**Instructions to follow**
Print exactly the lines from the first one down to the line that contains "import * as", both included, and skip the pictures.

--------------------------------

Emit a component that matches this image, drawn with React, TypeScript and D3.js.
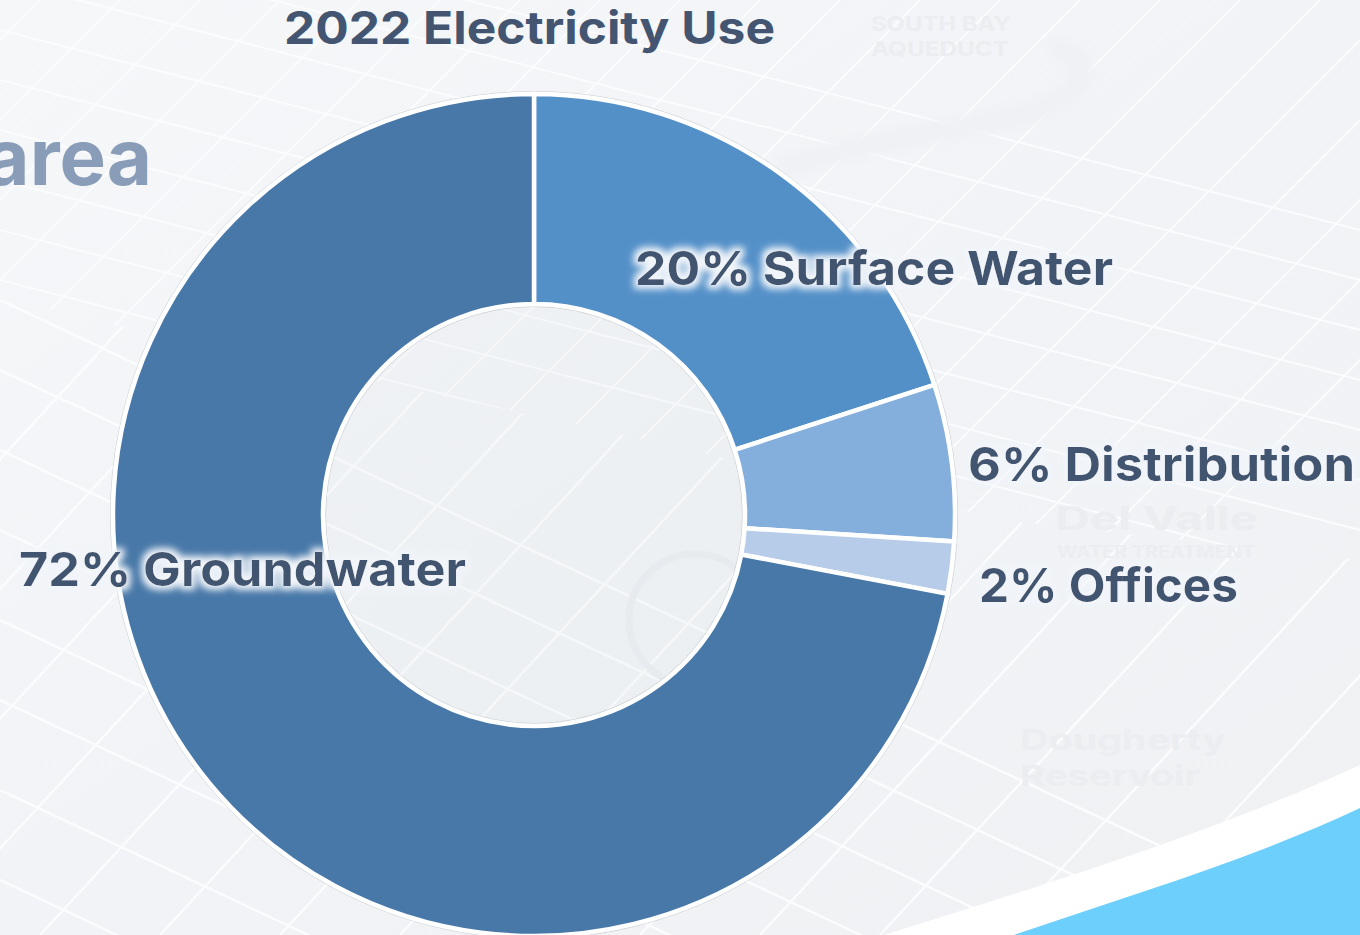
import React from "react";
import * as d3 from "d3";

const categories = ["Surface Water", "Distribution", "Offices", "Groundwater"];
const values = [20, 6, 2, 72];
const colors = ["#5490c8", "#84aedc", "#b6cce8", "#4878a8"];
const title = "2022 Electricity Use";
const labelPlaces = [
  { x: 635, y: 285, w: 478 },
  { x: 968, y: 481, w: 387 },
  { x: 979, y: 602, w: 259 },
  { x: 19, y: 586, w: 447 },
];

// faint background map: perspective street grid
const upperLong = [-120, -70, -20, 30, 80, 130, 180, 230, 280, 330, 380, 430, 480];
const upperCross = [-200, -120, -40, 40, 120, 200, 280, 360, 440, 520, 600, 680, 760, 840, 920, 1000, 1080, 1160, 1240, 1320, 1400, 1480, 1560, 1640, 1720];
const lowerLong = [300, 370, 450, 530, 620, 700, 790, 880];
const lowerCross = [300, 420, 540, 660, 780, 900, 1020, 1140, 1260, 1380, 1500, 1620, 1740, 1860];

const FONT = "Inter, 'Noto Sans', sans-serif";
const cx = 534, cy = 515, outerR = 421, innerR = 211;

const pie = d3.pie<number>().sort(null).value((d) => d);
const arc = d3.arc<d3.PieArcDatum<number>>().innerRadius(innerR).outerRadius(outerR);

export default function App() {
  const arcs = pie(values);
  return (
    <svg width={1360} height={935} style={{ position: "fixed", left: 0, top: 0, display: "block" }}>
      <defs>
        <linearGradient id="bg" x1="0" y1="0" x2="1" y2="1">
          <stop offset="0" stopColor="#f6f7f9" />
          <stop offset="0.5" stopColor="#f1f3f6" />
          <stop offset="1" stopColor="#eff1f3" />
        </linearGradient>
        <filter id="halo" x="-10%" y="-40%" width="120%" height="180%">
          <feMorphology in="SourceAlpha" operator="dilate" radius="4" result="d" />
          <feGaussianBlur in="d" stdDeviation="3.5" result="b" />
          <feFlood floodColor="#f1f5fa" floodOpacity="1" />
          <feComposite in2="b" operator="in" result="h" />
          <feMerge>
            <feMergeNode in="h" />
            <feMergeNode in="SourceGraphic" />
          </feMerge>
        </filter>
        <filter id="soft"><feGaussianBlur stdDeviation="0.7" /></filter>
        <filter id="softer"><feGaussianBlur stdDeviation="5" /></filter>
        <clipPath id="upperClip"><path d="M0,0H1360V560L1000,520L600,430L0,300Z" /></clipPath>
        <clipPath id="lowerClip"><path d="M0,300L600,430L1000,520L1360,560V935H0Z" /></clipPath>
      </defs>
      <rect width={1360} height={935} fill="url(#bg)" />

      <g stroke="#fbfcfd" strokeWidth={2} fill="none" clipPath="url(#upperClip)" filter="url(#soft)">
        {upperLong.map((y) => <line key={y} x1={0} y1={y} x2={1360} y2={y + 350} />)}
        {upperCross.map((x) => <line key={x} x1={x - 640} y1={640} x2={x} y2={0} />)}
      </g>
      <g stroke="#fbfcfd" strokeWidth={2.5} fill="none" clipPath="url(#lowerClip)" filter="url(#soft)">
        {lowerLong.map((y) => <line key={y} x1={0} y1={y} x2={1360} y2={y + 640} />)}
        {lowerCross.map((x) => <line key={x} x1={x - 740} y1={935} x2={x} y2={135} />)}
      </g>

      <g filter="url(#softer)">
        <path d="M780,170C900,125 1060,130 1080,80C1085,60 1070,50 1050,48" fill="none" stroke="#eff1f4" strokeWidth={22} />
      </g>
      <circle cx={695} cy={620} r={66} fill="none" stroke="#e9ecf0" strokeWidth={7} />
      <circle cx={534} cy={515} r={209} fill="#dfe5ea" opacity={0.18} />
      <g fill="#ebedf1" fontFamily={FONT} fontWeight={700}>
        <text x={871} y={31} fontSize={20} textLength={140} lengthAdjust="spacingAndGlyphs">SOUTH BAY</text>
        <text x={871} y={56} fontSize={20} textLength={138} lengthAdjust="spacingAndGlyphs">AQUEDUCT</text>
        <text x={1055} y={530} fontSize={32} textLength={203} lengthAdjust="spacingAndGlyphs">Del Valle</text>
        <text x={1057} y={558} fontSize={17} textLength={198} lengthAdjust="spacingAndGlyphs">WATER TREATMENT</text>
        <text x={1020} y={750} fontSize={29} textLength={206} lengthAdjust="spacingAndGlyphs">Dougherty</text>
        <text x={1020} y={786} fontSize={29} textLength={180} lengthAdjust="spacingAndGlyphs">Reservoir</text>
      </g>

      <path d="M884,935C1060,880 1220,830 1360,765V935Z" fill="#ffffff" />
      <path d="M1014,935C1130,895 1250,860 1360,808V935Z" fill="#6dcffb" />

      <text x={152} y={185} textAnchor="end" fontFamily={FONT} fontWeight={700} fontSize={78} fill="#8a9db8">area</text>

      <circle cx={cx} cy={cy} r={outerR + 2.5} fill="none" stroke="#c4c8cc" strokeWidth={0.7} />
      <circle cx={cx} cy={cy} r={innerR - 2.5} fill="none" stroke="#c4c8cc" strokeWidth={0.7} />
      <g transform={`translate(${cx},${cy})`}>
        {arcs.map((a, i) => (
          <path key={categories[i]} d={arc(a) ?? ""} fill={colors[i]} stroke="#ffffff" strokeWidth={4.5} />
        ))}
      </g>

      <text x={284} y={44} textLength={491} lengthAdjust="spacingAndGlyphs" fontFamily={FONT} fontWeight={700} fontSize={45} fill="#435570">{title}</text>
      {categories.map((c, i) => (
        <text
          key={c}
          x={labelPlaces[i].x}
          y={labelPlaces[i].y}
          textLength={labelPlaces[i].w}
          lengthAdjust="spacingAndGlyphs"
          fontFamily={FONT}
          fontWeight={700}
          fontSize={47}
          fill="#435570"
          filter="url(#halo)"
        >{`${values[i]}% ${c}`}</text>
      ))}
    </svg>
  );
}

--------------------------------

**Response to the task**
Emit a component that matches this image, drawn with React, TypeScript and D3.js.
import React from "react";
import * as d3 from "d3";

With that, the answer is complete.